▶ _TASK BRIEF_:
Pictures aside, repeat every entry exactly.

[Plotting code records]
==================================================
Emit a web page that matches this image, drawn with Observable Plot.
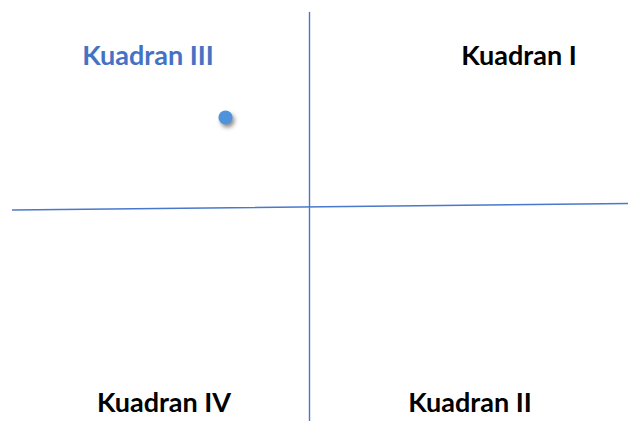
<!DOCTYPE html>
<html>
<head>
<meta charset="utf-8">
<script src="https://cdn.jsdelivr.net/npm/d3@7"></script>
<script src="https://cdn.jsdelivr.net/npm/@observablehq/plot@0.6"></script>
<style>
  html, body { margin: 0; padding: 0; background: #fff; }
  #chart svg { display: block; }
</style>
</head>
<body>
<div id="chart"></div>
<script>
// Coordinate system: origin at the axes' crossing
const axisH = [{x: -297, y: -3.5}, {x: 319, y: 3}];
const axisV = [{x: 0, y: 194}, {x: 0, y: -215}];
const points = [{x: -84, y: 89}];
const labels = ["Kuadran III", "Kuadran I", "Kuadran IV", "Kuadran II"];
const labelX = [-161.5, 209.5, -145.5, 160.5];
const labelY = [150, 150, -197, -197];
const labelColor = ["#4472C4", "#000000", "#000000", "#000000"];
const labelData = labels.map((t, i) => ({text: t, x: labelX[i], y: labelY[i], c: labelColor[i]}));

const plot = Plot.plot({
  width: 628,
  height: 421,
  margin: 0,
  x: {domain: [-309, 319], axis: null},
  y: {domain: [-215, 206], axis: null},
  style: {background: "#fff"},
  marks: [
    Plot.line(axisH, {x: "x", y: "y", stroke: "#4a78cc", strokeWidth: 1.4}),
    Plot.line(axisV, {x: "x", y: "y", stroke: "#4a78cc", strokeWidth: 1.4}),
    Plot.dot(points, {x: "x", y: "y", r: 7, fill: "#4f93dc", stroke: "none"}),
    Plot.text(labelData, {x: "x", y: "y", text: "text", fill: "c",
      fontFamily: "Lato", fontWeight: "bold", fontSize: 27, textAnchor: "middle"})
  ]
});
d3.select(plot).selectAll("circle").style("filter", "drop-shadow(2px 3px 2px rgba(0,0,0,0.45))");
document.getElementById("chart").appendChild(plot);
</script>
</body>
</html>
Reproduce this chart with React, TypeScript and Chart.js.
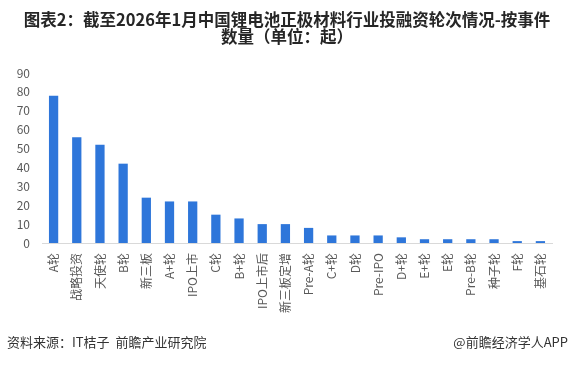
import React, { useEffect, useRef } from 'react';
import { Chart, registerables } from 'chart.js';

Chart.register(...registerables);

const categories: string[] = [
  'A轮', '战略投资', '天使轮', 'B轮', '新三板', 'A+轮', 'IPO上市', 'C轮', 'B+轮', 'IPO上市后', '新三板定增',
  'Pre-A轮', 'C+轮', 'D轮', 'Pre-IPO', 'D+轮', 'E+轮', 'E轮', 'Pre-B轮', '种子轮', 'F轮', '基石轮',
];
const eventCounts: number[] = [78, 56, 52, 42, 24, 22, 22, 15, 13, 10, 10, 8, 4, 4, 4, 3, 2, 2, 2, 2, 1, 1];
const yMin = 0;
const yMax = 90;
const yStep = 10;

const titleLine1 = '图表2：截至2026年1月中国锂电池正极材料行业投融资轮次情况-按事件';
const titleLine2 = '数量（单位：起）';
const sourceText = '资料来源：IT桔子  前瞻产业研究院';
const brandText = '@前瞻经济学人APP';

const FONT = '"Noto Sans CJK SC", "Noto Sans", sans-serif';

export default function App() {
  const ref = useRef<HTMLCanvasElement>(null);
  useEffect(() => {
    document.body.style.margin = '0';
    const chart = new Chart(ref.current!, {
      type: 'bar',
      data: {
        labels: categories,
        datasets: [
          {
            data: eventCounts,
            backgroundColor: '#2E76DA',
            barPercentage: 0.4,
            categoryPercentage: 1,
          },
        ],
      },
      options: {
        animation: false,
        responsive: false,
        maintainAspectRatio: false,
        layout: { padding: { top: 73, right: 22, left: 0, bottom: 0 } },
        plugins: { legend: { display: false }, tooltip: { enabled: false } },
        scales: {
          x: {
            grid: { display: false, drawTicks: false },
            border: { display: true, color: '#d9d9d9', width: 1 },
            ticks: {
              autoSkip: false,
              minRotation: 90,
              maxRotation: 90,
              padding: 10,
              color: '#595959',
              font: { size: 12, family: FONT },
            },
            afterFit: (s: any) => {
              s.height = 126;
            },
          },
          y: {
            min: yMin,
            max: yMax,
            ticks: { stepSize: yStep, padding: 12, color: '#595959', font: { size: 12, family: FONT } },
            grid: { display: false, drawTicks: false },
            border: { display: false },
            afterFit: (s: any) => {
              s.width = 42;
            },
          },
        },
      },
    });
    return () => chart.destroy();
  }, []);

  return (
    <div style={{ position: 'relative', width: 574, height: 369, background: '#fff', fontFamily: FONT, overflow: 'hidden' }}>
      <canvas ref={ref} width={574} height={369} style={{ position: 'absolute', left: 0, top: 0 }} />
      <div
        style={{
          position: 'absolute',
          left: 0,
          top: 11,
          width: 574,
          textAlign: 'center',
          fontSize: 16.5,
          fontWeight: 'bold',
          lineHeight: '17px',
          color: '#262626',
          whiteSpace: 'nowrap',
        }}
      >
        {titleLine1}
        <br />
        {titleLine2}
      </div>
      <div style={{ position: 'absolute', left: 7, top: 332, fontSize: 13, color: '#333', whiteSpace: 'pre' }}>{sourceText}</div>
      <div style={{ position: 'absolute', right: 6, top: 332, fontSize: 13, color: '#333', whiteSpace: 'pre' }}>{brandText}</div>
    </div>
  );
}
==================================================
▶ _RESPONSE TO THIS TASK_:
Emit a web page that matches this image, drawn with Observable Plot.
<!DOCTYPE html>
<html>
<head>
<meta charset="utf-8">
<script src="https://cdn.jsdelivr.net/npm/d3@7"></script>
<script src="https://cdn.jsdelivr.net/npm/@observablehq/plot@0.6"></script>
<style>
  html, body { margin: 0; padding: 0; background: #fff; }
  #chart svg { display: block; }
</style>
</head>
<body>
<div id="chart"></div>
<script>
// Coordinate system: origin at the axes' crossing
const axisH = [{x: -297, y: -3.5}, {x: 319, y: 3}];
const axisV = [{x: 0, y: 194}, {x: 0, y: -215}];
const points = [{x: -84, y: 89}];
const labels = ["Kuadran III", "Kuadran I", "Kuadran IV", "Kuadran II"];
const labelX = [-161.5, 209.5, -145.5, 160.5];
const labelY = [150, 150, -197, -197];
const labelColor = ["#4472C4", "#000000", "#000000", "#000000"];
const labelData = labels.map((t, i) => ({text: t, x: labelX[i], y: labelY[i], c: labelColor[i]}));

const plot = Plot.plot({
  width: 628,
  height: 421,
  margin: 0,
  x: {domain: [-309, 319], axis: null},
  y: {domain: [-215, 206], axis: null},
  style: {background: "#fff"},
  marks: [
    Plot.line(axisH, {x: "x", y: "y", stroke: "#4a78cc", strokeWidth: 1.4}),
    Plot.line(axisV, {x: "x", y: "y", stroke: "#4a78cc", strokeWidth: 1.4}),
    Plot.dot(points, {x: "x", y: "y", r: 7, fill: "#4f93dc", stroke: "none"}),
    Plot.text(labelData, {x: "x", y: "y", text: "text", fill: "c",
      fontFamily: "Lato", fontWeight: "bold", fontSize: 27, textAnchor: "middle"})
  ]
});
d3.select(plot).selectAll("circle").style("filter", "drop-shadow(2px 3px 2px rgba(0,0,0,0.45))");
document.getElementById("chart").appendChild(plot);
</script>
</body>
</html>
Reproduce this chart with React, TypeScript and Chart.js.
import React, { useEffect, useRef } from 'react';
import { Chart, registerables } from 'chart.js';

Chart.register(...registerables);

const categories: string[] = [
  'A轮', '战略投资', '天使轮', 'B轮', '新三板', 'A+轮', 'IPO上市', 'C轮', 'B+轮', 'IPO上市后', '新三板定增',
  'Pre-A轮', 'C+轮', 'D轮', 'Pre-IPO', 'D+轮', 'E+轮', 'E轮', 'Pre-B轮', '种子轮', 'F轮', '基石轮',
];
const eventCounts: number[] = [78, 56, 52, 42, 24, 22, 22, 15, 13, 10, 10, 8, 4, 4, 4, 3, 2, 2, 2, 2, 1, 1];
const yMin = 0;
const yMax = 90;
const yStep = 10;

const titleLine1 = '图表2：截至2026年1月中国锂电池正极材料行业投融资轮次情况-按事件';
const titleLine2 = '数量（单位：起）';
const sourceText = '资料来源：IT桔子  前瞻产业研究院';
const brandText = '@前瞻经济学人APP';

const FONT = '"Noto Sans CJK SC", "Noto Sans", sans-serif';

export default function App() {
  const ref = useRef<HTMLCanvasElement>(null);
  useEffect(() => {
    document.body.style.margin = '0';
    const chart = new Chart(ref.current!, {
      type: 'bar',
      data: {
        labels: categories,
        datasets: [
          {
            data: eventCounts,
            backgroundColor: '#2E76DA',
            barPercentage: 0.4,
            categoryPercentage: 1,
          },
        ],
      },
      options: {
        animation: false,
        responsive: false,
        maintainAspectRatio: false,
        layout: { padding: { top: 73, right: 22, left: 0, bottom: 0 } },
        plugins: { legend: { display: false }, tooltip: { enabled: false } },
        scales: {
          x: {
            grid: { display: false, drawTicks: false },
            border: { display: true, color: '#d9d9d9', width: 1 },
            ticks: {
              autoSkip: false,
              minRotation: 90,
              maxRotation: 90,
              padding: 10,
              color: '#595959',
              font: { size: 12, family: FONT },
            },
            afterFit: (s: any) => {
              s.height = 126;
            },
          },
          y: {
            min: yMin,
            max: yMax,
            ticks: { stepSize: yStep, padding: 12, color: '#595959', font: { size: 12, family: FONT } },
            grid: { display: false, drawTicks: false },
            border: { display: false },
            afterFit: (s: any) => {
              s.width = 42;
            },
          },
        },
      },
    });
    return () => chart.destroy();
  }, []);

  return (
    <div style={{ position: 'relative', width: 574, height: 369, background: '#fff', fontFamily: FONT, overflow: 'hidden' }}>
      <canvas ref={ref} width={574} height={369} style={{ position: 'absolute', left: 0, top: 0 }} />
      <div
        style={{
          position: 'absolute',
          left: 0,
          top: 11,
          width: 574,
          textAlign: 'center',
          fontSize: 16.5,
          fontWeight: 'bold',
          lineHeight: '17px',
          color: '#262626',
          whiteSpace: 'nowrap',
        }}
      >
        {titleLine1}
        <br />
        {titleLine2}
      </div>
      <div style={{ position: 'absolute', left: 7, top: 332, fontSize: 13, color: '#333', whiteSpace: 'pre' }}>{sourceText}</div>
      <div style={{ position: 'absolute', right: 6, top: 332, fontSize: 13, color: '#333', whiteSpace: 'pre' }}>{brandText}</div>
    </div>
  );
}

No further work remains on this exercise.